Jacob "Jaap" Staal (8 July 1913, Assen - 1981?) was a Dutch commando during World War II. He fought in Operation Market Garden in 1944. In recognition of his services, Staal was decorated with the Dutch Bronze Lion and the American Medal of Freedom with bronze palm.

Following the German occupation of the Netherlands in 1940, Staal left for England, where he joined the British regiment Queen's Own Dorset Yeomanry, seconded to the Special Operations Executive (SOE). In 1944 Staal, now a lieutenant, trained for Operation Jedburgh with fellow Dutch officers Arie Bestebreurtje, Henk Brinkgreve and Jacobus Groenewoud. Operation Jedburgh involved allied agents being parachuted behind enemy lines to conduct sabotage and guerrilla actions and organize local resistance groups.

During Operation Market Garden, Staal commanded a five-men Jedburgh team codenamed "Edward". Staal, now a captain, was the only Dutch member of his team, the others were British and American. The team landed by glider near corps headquarters outside Groesbeek on 17 September 1944. Team Edward's task was to organize and support the local resistance, serve as liaison between the Allied airborne troops and the Dutch resistance, gather tactical intelligence and maintain lines of communication between the different Jedburgh teams taking part in Market Garden.
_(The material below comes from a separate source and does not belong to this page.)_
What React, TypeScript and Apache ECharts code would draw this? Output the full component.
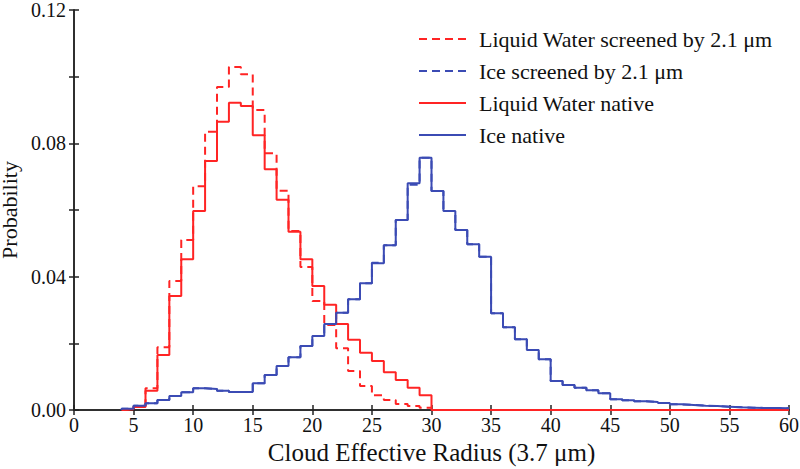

As Market Garden progressed, the "Edward" team moved to Nijmegen. Subsequently, Staal and his team (American Captain McCord Sollenberger, British 2nd Lieutenant Len Willmott and American Technical Sergeant John Billingsley) entered Arnhem, where the British 1st Airborne Division was struggling to survive. The team provided communications for the British division and established an outlet for intelligence from Dutch resistance networks, in extremely difficult conditions.

When the 1st Airborne Division either surrendered or was evacuated from Arnhem, Staal's team had to arrange their own escape. This was done in a notable manner by commandeering a German staff car (a Bentley Vanden Plas which Willmott was able to start without a key). They passed through or forced German checkpoints but were halted by heavy fire from an American patrol. The team returned to London from Brussels on 28 September.

After the end of the war, Staal was promoted to reserve lieutenant colonel of the artillery. In 1947 he emigrated to South Africa.